One is Pearson Place at Avery Ranch, where Pulte, Streetman Homes and Grand Haven Homes plan 392 homes. The community is on Avery Ranch Boulevard, 2 miles east of Parmer Lane.
“We believe the 2012 market and beyond will be strengthening for the Central Texas area,” said Gary Newman, who with Todd Janssen comanages Trio Investments. “Austin has been a quality business environment during the national recession, and the job formation in 2011 bodes well for continued upswing in the homebuilding market in 2012.”
Newman said housing prices in Central Texas have not declined like those in some other U.S. markets. That stability has made for a healthy resale market, Newman said, which in turn has helped the new home market.
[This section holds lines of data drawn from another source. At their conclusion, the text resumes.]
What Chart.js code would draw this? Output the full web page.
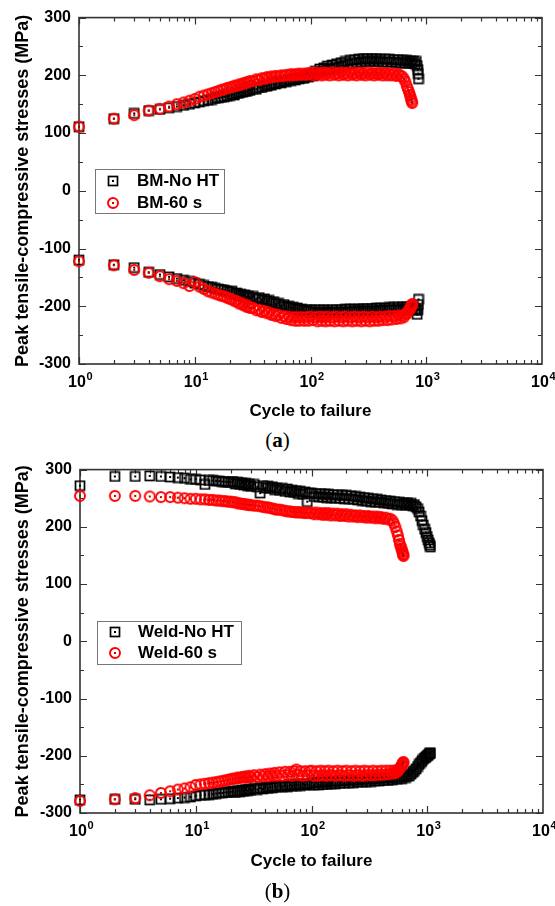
<!DOCTYPE html>
<html>
<head>
<meta charset="utf-8">
<script src="https://cdn.jsdelivr.net/npm/chart.js@4.4.0/dist/chart.umd.min.js"></script>
<style>
  body { margin: 0; background: #fff; width: 555px; height: 906px; position: relative; overflow: hidden; }
  .panel { position: absolute; left: 0; width: 555px; }
  #wrapA { top: 0; height: 425px; }
  #wrapB { top: 452px; height: 428px; }
  .cap { position: absolute; width: 555px; left: 0; text-align: center; font-family: "Liberation Serif", "DejaVu Serif", serif; font-size: 21px; color: #000; line-height: 24px; }
  .cap b { font-weight: bold; }
</style>
</head>
<body>
<div class="panel" id="wrapA"><canvas id="chartA" width="555" height="425"></canvas></div>
<div class="cap" style="top:428px">(<b>a</b>)</div>
<div class="panel" id="wrapB"><canvas id="chartB" width="555" height="428"></canvas></div>
<div class="cap" style="top:879px">(<b>b</b>)</div>

<script>
// ---- data: cycle number and peak stress (MPa) ----

// first cycles, shared by every series
const cycLow = [1,2,3,4,5,6,7,8,9,10,11,12,13,14,15,16,17,18,19,20,
  21,22,23,24,25,26,27,28,29,30,
  32,34,36,38,40,42,44,46,48,50,
  53,56,59,62,65,68,71,74,77,80,
  84,88,92,96];

// (a) base metal
const cycA_noHT_hi = [100,105,110,115,120,125,130,135,140,147,154,161,168,176,184,192,200,210,220,230,
  240,250,262,274,286,298,310,325,340,355,370,385,400,420,440,460,480,500,525,550,
  575,600,625,650,675,700,725,750,775,800,820,835,845,852,858];
const tenA_noHT = [111,125,134,139,141,144,146,148,150,152,154,156,157,158,160,161,162,163,164,165,
  167,166,169,169,171,171,173,172,175,174,
  177,176,179,179,182,181,184,183,186,185,
  188,187,190,189,192,191,193,192,195,194,
  196,195,198,197,
  202,199,207,203,211,206,213,208,216,211,
  218,213,220,215,222,217,224,219,226,221,
  227,222,228,223,229,224,229,224,229,224,
  229,224,228,223,228,223,228,223,227,222,
  227,222,226,221,226,221,225,221,225,220,
  224,217,210,203,194];
const comA_noHT = [-120,-128,-133,-141,-145,-149,-152,-155,-157,-160,-162,-164,-166,-167,-169,-170,-171,-172,-174,-175,
  -174,-178,-177,-181,-179,-182,-180,-184,-182,-185,
  -183,-187,-185,-189,-187,-191,-190,-194,-192,-196,
  -195,-199,-197,-201,-200,-203,-202,-205,-203,-206,
  -205,-208,-206,-209,
  -206,-210,-206,-211,-207,-211,-206,-211,-207,-210,
  -206,-211,-206,-210,-206,-210,-205,-210,-205,-209,
  -205,-209,-205,-209,-204,-208,-204,-208,-204,-208,
  -203,-207,-203,-207,-203,-207,-202,-206,-202,-206,
  -202,-206,-201,-205,-201,-205,-201,-204,-200,-204,
  -207,-214,-206,-197,-188];

const cycA_60s_hi = [100,105,110,115,120,125,130,135,140,147,154,161,168,176,184,192,200,210,220,230,
  240,250,262,274,286,298,310,325,340,355,370,385,400,420,440,460,480,500,525,550,
  575,600,620,640,660,680,695,710,722,733,742,750,756];
const tenA_60s = [111,125,131,139,142,146,150,153,156,159,163,165,167,169,171,173,175,176,178,179,
  180,182,182,184,184,186,186,188,188,190,
  190,193,192,195,194,197,196,198,197,199,
  198,200,199,201,200,202,200,202,201,203,
  201,203,201,204,
  203,200,205,201,204,200,205,201,204,200,
  205,201,204,200,205,201,204,200,205,201,
  204,200,205,201,204,200,205,201,204,200,
  204,201,204,200,204,200,203,200,203,199,
  202,199,198,194,189,181,176,171,166,162,
  158,155,152];
const comA_60s = [-122,-129,-137,-142,-148,-153,-156,-160,-165,-158,-166,-170,-174,-176,-178,-180,-182,-183,-185,-187,
  -188,-191,-191,-195,-194,-198,-197,-201,-199,-203,
  -203,-207,-206,-210,-208,-212,-211,-215,-213,-217,
  -215,-220,-217,-222,-218,-224,-219,-225,-219,-225,
  -219,-225,-219,-225,
  -218,-224,-219,-226,-218,-225,-219,-226,-218,-225,
  -219,-226,-218,-225,-219,-226,-218,-225,-219,-226,
  -218,-225,-219,-226,-218,-225,-219,-226,-218,-225,
  -219,-225,-218,-224,-218,-224,-217,-223,-217,-222,
  -216,-221,-216,-219,-214,-213,-209,-207,-205,-202,
  -200,-198,-196];

// (b) weld
const cycB_noHT_hi = [100,105,110,115,120,125,130,135,140,147,154,161,168,176,184,192,200,210,220,230,
  240,250,262,274,286,298,310,325,340,355,370,385,400,420,440,460,480,500,525,550,
  575,600,625,650,675,700,725,750,775,800,825,850,875,900,925,950,975,1000,1020,1040,
  1055,1065];
const tenB_noHT = [272,288,288,289,288,287,286,285,283,283,282,274,281,281,280,280,279,279,278,278,
  279,275,278,274,277,273,276,272,275,271,
  274,270,259,272,268,271,267,270,265,268,
  264,267,262,266,261,264,260,263,258,262,
  257,261,244,259,
  259,253,258,252,258,252,257,251,257,251,
  256,250,256,250,255,249,255,249,254,248,
  253,247,252,246,251,245,250,244,249,243,
  248,243,247,242,246,241,245,240,244,239,
  243,239,242,238,242,238,241,237,239,235,
  232,226,219,211,203,196,190,183,177,172,
  168,165];
const comB_noHT = [-277,-276,-276,-277,-276,-275,-274,-273,-272,-270,-269,-268,-268,-267,-266,-265,-265,-264,-264,-263,
  -262,-264,-261,-263,-260,-262,-259,-261,-258,-260,
  -257,-259,-256,-258,-255,-257,-254,-256,-253,-255,
  -252,-254,-252,-254,-251,-253,-250,-252,-250,-252,
  -249,-251,-249,-251,
  -247,-251,-247,-251,-246,-250,-246,-250,-245,-249,
  -245,-249,-244,-248,-244,-248,-243,-247,-243,-247,
  -242,-246,-242,-246,-241,-245,-241,-245,-240,-244,
  -240,-244,-239,-243,-239,-243,-238,-242,-238,-241,
  -237,-240,-236,-238,-235,-235,-232,-229,-226,-223,
  -219,-215,-212,-209,-206,-204,-202,-200,-199,-197,
  -196,-195];

const cycB_60s_hi = [100,105,110,115,120,125,130,135,140,147,154,161,168,176,184,192,200,210,220,230,
  240,250,262,274,286,298,310,325,340,355,370,385,400,420,440,460,480,500,515,530,
  545,558,570,580,590,598,605,611,616,620,623];
const tenB_60s = [254,254,254,253,252,252,251,250,249,249,248,248,247,247,246,246,245,245,244,244,
  243,243,241,241,240,240,239,239,238,238,
  237,237,236,235,234,234,233,232,231,230,
  230,229,228,227,227,226,226,225,226,225,
  225,224,225,224,
  225,222,225,222,224,221,224,221,224,220,
  223,220,223,219,222,219,222,218,221,218,
  220,217,220,217,219,216,219,216,218,215,
  218,215,217,214,216,213,214,211,206,200,
  192,185,177,170,166,162,159,156,153,151,
  149];
const comB_60s = [-279,-276,-274,-269,-265,-262,-259,-257,-255,-251,-250,-249,-248,-247,-246,-245,-244,-243,-242,-241,
  -240,-240,-238,-239,-237,-238,-236,-238,-235,-237,
  -234,-237,-233,-236,-232,-236,-231,-235,-230,-235,
  -229,-235,-228,-234,-228,-235,-227,-224,-234,-227,
  -235,-227,-234,-227,
  -226,-235,-227,-235,-226,-234,-227,-235,-226,-234,
  -227,-235,-226,-234,-227,-235,-226,-234,-227,-235,
  -226,-234,-227,-235,-226,-234,-227,-234,-226,-234,
  -227,-233,-226,-233,-226,-232,-226,-231,-226,-230,
  -225,-227,-223,-222,-220,-218,-216,-214,-213,-212,
  -211];

// axis ticks
const xExponents = [0, 1, 2, 3, 4];
const yMin = -300, yMax = 300, yStep = 100, yMinorStep = 50;

const FONT = '"Liberation Sans", Arial, sans-serif';

// hollow square with a dot in the middle
function squareMark() {
  const c = document.createElement('canvas');
  c.width = 12; c.height = 12;
  const g = c.getContext('2d');
  g.strokeStyle = '#000';
  g.lineWidth = 1.7;
  g.strokeRect(1.5, 1.5, 9, 9);
  g.fillStyle = '#000';
  g.fillRect(5, 5, 2, 2);
  return c;
}

// hollow red circle with a dot in the middle
function circleMark() {
  const c = document.createElement('canvas');
  c.width = 14; c.height = 14;
  const g = c.getContext('2d');
  g.strokeStyle = '#ff0000';
  g.lineWidth = 1.9;
  g.beginPath();
  g.arc(7, 7, 5, 0, Math.PI * 2);
  g.stroke();
  g.fillStyle = '#c00000';
  g.fillRect(6, 6, 2, 2);
  return c;
}

const sq = squareMark();
const ci = circleMark();

function pts(cyc, vals) {
  return cyc.map((c, i) => ({ x: c, y: vals[i] }));
}

// frame with inward ticks on all four sides, plus 10^n labels
const framePlugin = {
  id: 'frame',
  beforeDatasetsDraw(chart) {
    const { ctx, chartArea: a, scales: { x, y } } = chart;
    ctx.save();
    ctx.strokeStyle = '#333';
    ctx.lineWidth = 1.2;
    ctx.beginPath();
    for (let k = xExponents[0]; k < xExponents[xExponents.length - 1]; k++) {
      for (let m = 1; m <= 9; m++) {
        const px = Math.round(x.getPixelForValue(m * Math.pow(10, k))) + 0.5;
        const len = m === 1 ? 7 : 4;
        ctx.moveTo(px, a.bottom); ctx.lineTo(px, a.bottom - len);
        ctx.moveTo(px, a.top); ctx.lineTo(px, a.top + len);
      }
    }
    for (let v = yMin; v <= yMax; v += yMinorStep) {
      const py = Math.round(y.getPixelForValue(v)) + 0.5;
      const len = v % yStep === 0 ? 7 : 4;
      ctx.moveTo(a.left, py); ctx.lineTo(a.left + len, py);
      ctx.moveTo(a.right, py); ctx.lineTo(a.right - len, py);
    }
    ctx.stroke();

    ctx.lineWidth = 1.6;
    ctx.strokeRect(a.left, a.top, a.right - a.left, a.bottom - a.top);

    // x tick labels with superscript exponent
    ctx.fillStyle = '#000';
    ctx.textBaseline = 'middle';
    ctx.textAlign = 'left';
    const ly = a.bottom + 19;
    xExponents.forEach(e => {
      const px = x.getPixelForValue(Math.pow(10, e));
      ctx.font = 'bold 16px ' + FONT;
      const wb = ctx.measureText('10').width;
      const x0 = px - wb / 2 - 2;
      ctx.fillText('10', x0, ly);
      ctx.font = 'bold 11px ' + FONT;
      ctx.fillText(String(e), x0 + wb + 0.5, ly - 6);
    });
    ctx.restore();
  }
};

// boxed legend inside the plot
const boxLegend = {
  id: 'boxLegend',
  afterDatasetsDraw(chart, args, opts) {
    const { ctx } = chart;
    ctx.save();
    ctx.fillStyle = '#fff';
    ctx.fillRect(opts.left, opts.top, opts.width, opts.height);
    ctx.strokeStyle = '#777';
    ctx.lineWidth = 1;
    ctx.strokeRect(opts.left + 0.5, opts.top + 0.5, opts.width, opts.height);
    ctx.font = 'bold 17px ' + FONT;
    ctx.fillStyle = '#000';
    ctx.textBaseline = 'middle';
    const items = chart.data.datasets.filter(d => d.inLegend);
    items.forEach((d, i) => {
      const yy = opts.top + opts.firstRow + i * opts.rowGap;
      const img = d.pointStyle;
      ctx.drawImage(img, opts.left + opts.markX - img.width / 2, yy - img.height / 2);
      ctx.fillText(d.label, opts.left + opts.textX, yy);
    });
    ctx.restore();
  }
};

function makeChart(id, sets, lay) {
  const black = { pointStyle: sq, pointRadius: 5, showLine: false, clip: false, order: 2 };
  const red = { pointStyle: ci, pointRadius: 5, showLine: false, clip: false, order: 1 };
  return new Chart(document.getElementById(id), {
    type: 'scatter',
    data: {
      datasets: [
        Object.assign({ label: sets.names[0], data: pts(sets.cyc0, sets.ten0), inLegend: true }, black),
        Object.assign({ label: sets.names[0], data: pts(sets.cyc0, sets.com0) }, black),
        Object.assign({ label: sets.names[1], data: pts(sets.cyc1, sets.ten1), inLegend: true }, red),
        Object.assign({ label: sets.names[1], data: pts(sets.cyc1, sets.com1) }, red)
      ]
    },
    options: {
      responsive: false,
      animation: false,
      layout: { padding: { top: lay.top, right: lay.right, left: 0, bottom: 0 } },
      plugins: {
        legend: { display: false },
        tooltip: { enabled: false },
        boxLegend: lay.legend
      },
      scales: {
        x: {
          type: 'logarithmic',
          min: 1,
          max: 10000,
          grid: { display: false, drawTicks: false },
          border: { display: false },
          ticks: { display: false },
          title: {
            display: true,
            text: 'Cycle to failure',
            color: '#000',
            font: { family: FONT, size: 17, weight: 'bold' },
            padding: { top: 0, bottom: lay.xTitlePad }
          },
          afterFit: s => { s.height = lay.xHeight; }
        },
        y: {
          min: yMin,
          max: yMax,
          grid: { display: false, drawTicks: false },
          border: { display: false },
          ticks: {
            stepSize: yStep,
            padding: 8,
            color: '#000',
            font: { family: FONT, size: 16, weight: 'bold' }
          },
          title: {
            display: true,
            text: 'Peak tensile-compressive stresses (MPa)',
            color: '#000',
            font: { family: FONT, size: 18, weight: 'bold' },
            padding: { top: 12, bottom: 0 }
          },
          afterFit: s => { s.width = lay.yWidth; }
        }
      }
    },
    plugins: [framePlugin, boxLegend]
  });
}

makeChart('chartA', {
  names: ['BM-No HT', 'BM-60 s'],
  cyc0: cycLow.concat(cycA_noHT_hi), ten0: tenA_noHT, com0: comA_noHT,
  cyc1: cycLow.concat(cycA_60s_hi), ten1: tenA_60s, com1: comA_60s
}, {
  top: 16, right: 13, yWidth: 79, xHeight: 61, xTitlePad: 3,
  legend: { left: 95, top: 169, width: 129, height: 44, markX: 18, textX: 42, firstRow: 12, rowGap: 22 }
});

makeChart('chartB', {
  names: ['Weld-No HT', 'Weld-60 s'],
  cyc0: cycLow.concat(cycB_noHT_hi), ten0: tenB_noHT, com0: comB_noHT,
  cyc1: cycLow.concat(cycB_60s_hi), ten1: tenB_60s, com1: comB_60s
}, {
  top: 16, right: 12, yWidth: 80, xHeight: 67, xTitlePad: 8,
  legend: { left: 97, top: 169, width: 144, height: 43, markX: 18, textX: 41, firstRow: 11, rowGap: 21 }
});
</script>
</body>
</html>
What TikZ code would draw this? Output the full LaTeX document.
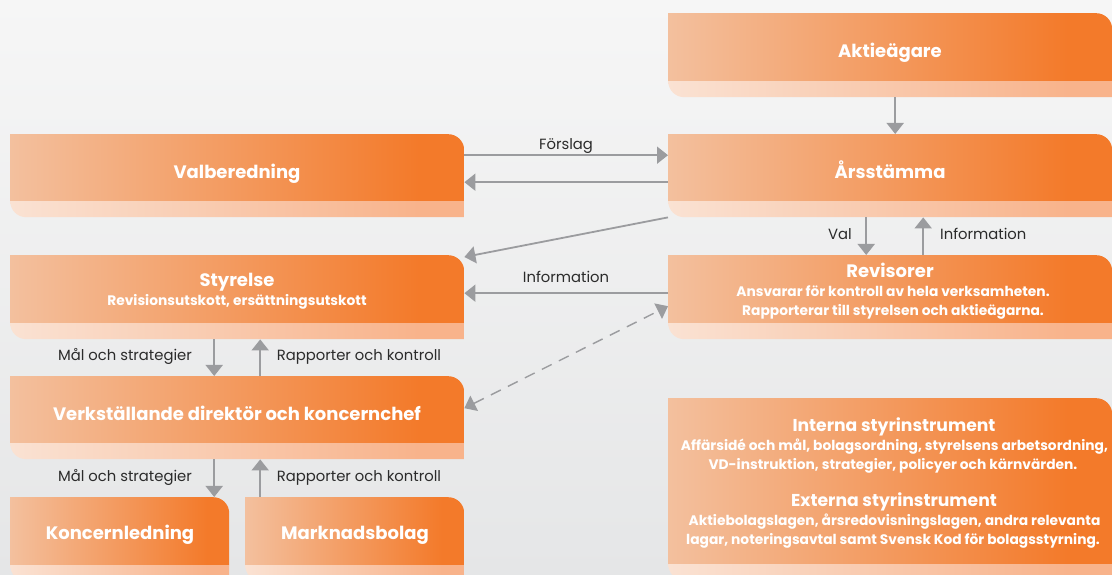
\documentclass[tikz,border=0pt]{standalone}
\usepackage{fontspec}
\setmainfont{Poppins}
\usetikzlibrary{arrows.meta,calc}

% palette
\definecolor{bgtop}{HTML}{F6F6F6}
\definecolor{bgbot}{HTML}{E5E6E7}
\definecolor{bodyA}{HTML}{F3C09E}
\definecolor{bodyB}{HTML}{F37A2A}
\definecolor{stripA}{HTML}{FAE2D3}
\definecolor{stripB}{HTML}{F8B38B}
\definecolor{arrowgray}{HTML}{9B9C9F}
\definecolor{labelgray}{HTML}{2B2B2B}

% horizontal fills for the box body and its lower band
\pgfdeclarehorizontalshading{bodyshade}{100bp}{color(0bp)=(bodyA); color(25bp)=(bodyA); color(70bp)=(bodyB); color(100bp)=(bodyB)}
\pgfdeclarehorizontalshading{stripshade}{100bp}{color(0bp)=(stripA); color(25bp)=(stripA); color(70bp)=(stripB); color(100bp)=(stripB)}

\begin{document}
\begin{tikzpicture}[x=1pt,y=1pt,
  orgbox/.style={rectangle, draw=none, inner sep=0pt, anchor=north west,
    path picture={
      \shade[shading=bodyshade] let \p1=(path picture bounding box.north west), \p2=(path picture bounding box.south east) in
        (\x1,\y1) -- (\x2-16pt,\y1) arc[start angle=90,end angle=0,radius=16pt]
        -- (\x2,\y2+16pt) -- (\x1,\y2+16pt) -- cycle;
      \shade[shading=stripshade] let \p1=(path picture bounding box.north west), \p2=(path picture bounding box.south east) in
        (\x1,\y2+16pt) -- (\x2,\y2+16pt) -- (\x2,\y2)
        -- (\x1+16pt,\y2) arc[start angle=270,end angle=180,radius=16pt] -- cycle;
    }},
  boxtitle/.style={text=white, anchor=base, inner sep=0pt, font=\bfseries\fontsize{18}{21}\selectfont},
  instrtitle/.style={boxtitle, font=\bfseries\fontsize{17.2}{21}\selectfont},
  boxsub/.style={text=white, anchor=base, inner sep=0pt, font=\bfseries\fontsize{13.8}{19}\selectfont},
  lbl/.style={text=labelgray, anchor=base, inner sep=0pt, font=\fontsize{14.8}{17}\selectfont},
  arr/.style={draw=arrowgray, line width=1.8pt, -{Triangle[length=11pt,width=17pt]}},
  dasharr/.style={draw=arrowgray, line width=1.4pt, dash pattern=on 11pt off 8pt,
    {Triangle[length=11pt,width=17pt]}-{Triangle[length=11pt,width=17pt]}}
]
\useasboundingbox (0,0) rectangle (1112,575);
\clip (0,0) rectangle (1112,575);
\shade[top color=bgtop, bottom color=bgbot] (0,0) rectangle (1112,575);

% boxes
\node[orgbox, minimum width=444pt, minimum height=84pt] (akt)  at (668,562) {};
\node[orgbox, minimum width=444pt, minimum height=83pt] (ars)  at (668,441) {};
\node[orgbox, minimum width=454pt, minimum height=83pt] (valb) at (10,441) {};
\node[orgbox, minimum width=454pt, minimum height=84pt] (sty)  at (10,320) {};
\node[orgbox, minimum width=444pt, minimum height=84pt] (rev)  at (668,320) {};
\node[orgbox, minimum width=454pt, minimum height=83pt] (vd)   at (10,199) {};
\node[orgbox, minimum width=219pt, minimum height=84pt] (kon)  at (10,78) {};
\node[orgbox, minimum width=219pt, minimum height=84pt] (mark) at (245,78) {};
\node[orgbox, minimum width=444pt, minimum height=182pt] (instr) at (668,177) {};

% box texts
\node[boxtitle] (aktT)  at (890,517) {Aktieägare};
\node[boxtitle] (arsT)  at (890,396) {Årsstämma};
\node[boxtitle] (valbT) at (237,396) {Valberedning};
\node[boxtitle] (styT)  at (237,288) {Styrelse};
\node[boxsub]   (styS)  at (237,269) {Revisionsutskott, ersättningsutskott};
\node[boxtitle] (revT)  at (890,297.7) {Revisorer};
\node[boxsub]   (revS1) at (893,278.3) {Ansvarar för kontroll av hela verksamheten.};
\node[boxsub]   (revS2) at (893,259.3) {Rapporterar till styrelsen och aktieägarna.};
\node[boxtitle] (vdT)   at (237,154.3) {Verkställande direktör och koncernchef};
\node[boxtitle] (konT)  at (120,35) {Koncernledning};
\node[boxtitle] (markT) at (355,35) {Marknadsbolag};
\node[instrtitle] (intT)  at (894,143.3) {Interna styrinstrument};
\node[boxsub]   (intS1) at (894.5,124.3) {Affärsidé och mål, bolagsordning, styrelsens arbetsordning,};
\node[boxsub]   (intS2) at (893,105) {VD-instruktion, strategier, policyer och kärnvärden.};
\node[instrtitle] (extT)  at (894,68.3) {Externa styrinstrument};
\node[boxsub]   (extS1) at (894.5,49) {Aktiebolagslagen, årsredovisningslagen, andra relevanta};
\node[boxsub]   (extS2) at (893,30) {lagar, noteringsavtal samt Svensk Kod för bolagsstyrning.};

% connectors
\draw[arr] ([xshift=5pt]akt.south) -- ([xshift=5pt]ars.north);
\draw[arr] ([yshift=20.5pt]valb.east) -- ([yshift=20.5pt]ars.west);
\node[lbl] (forslag) at (566,425.7) {Förslag};
\draw[arr] ([yshift=-6.5pt]ars.west) -- ([yshift=-6.5pt]valb.east);
\draw[arr] (ars.south west) -- ([yshift=-2pt]sty.north east);
\draw[arr] ([yshift=4pt]rev.west) -- ([yshift=4pt]sty.east);
\node[lbl] (info1) at (566,292.7) {Information};
\draw[dasharr] ([yshift=9.5pt]vd.east) -- ([yshift=-9pt]rev.west);

\draw[arr] ([xshift=-24pt]ars.south) -- ([xshift=-24pt]rev.north);
\node[lbl, anchor=base east] (val) at (852,335.7) {Val};
\draw[arr] ([xshift=33pt]rev.north) -- ([xshift=33pt]ars.south);
\node[lbl, anchor=base west] (info2) at (940,335.7) {Information};

\coordinate (sd) at ([xshift=-23pt]sty.south);
\coordinate (su) at ([xshift=23pt]sty.south);
\draw[arr] (sd) -- (sd |- vd.north);
\draw[arr] (su |- vd.north) -- (su);
\node[lbl] (mal1) at (125,214.3) {Mål och strategier};
\node[lbl] (rap1) at (359,214.3) {Rapporter och kontroll};

\coordinate (vdd) at ([xshift=-23pt]vd.south);
\coordinate (vdu) at ([xshift=23pt]vd.south);
\draw[arr] (vdd) -- (vdd |- kon.north);
\draw[arr] (vdu |- mark.north) -- (vdu);
\node[lbl] (mal2) at (125,93.3) {Mål och strategier};
\node[lbl] (rap2) at (359,93.3) {Rapporter och kontroll};
\end{tikzpicture}
\end{document}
However, some parts of the region continue to struggle with price declines due to foreclosures or overbuilding. Hays and Williamson counties are seeing about 1 in 475 homes in the foreclosure process in contrast to 1 in 1,400 homes in Travis County.
But in Travis County, “we have had a fair appreciation (1.6 percent) the last year, particularly when compared to the rest of the nation or even the region,” said Mark Sprague, a veteran housing market analyst. Sprague said Travis prices appreciated 10 percent over the past five years, 31 percent over the past 10 years and 152 percent over the past 20 years, or 7.6 percent annually.
Newman also agreed with industry experts that consumer confidence will be key to the market’s rebound.
“We have all been worried about the national economy and the national government,” he said. “As those issues settle down over the next 18 months, the pent-up demand of homebuyers waiting to buy will emerge and we will see continued upswing in the home starts and sales.”
Sprague said the local real estate market turned from the bottom more than 18 months ago, “but it was a slow turn,” he said.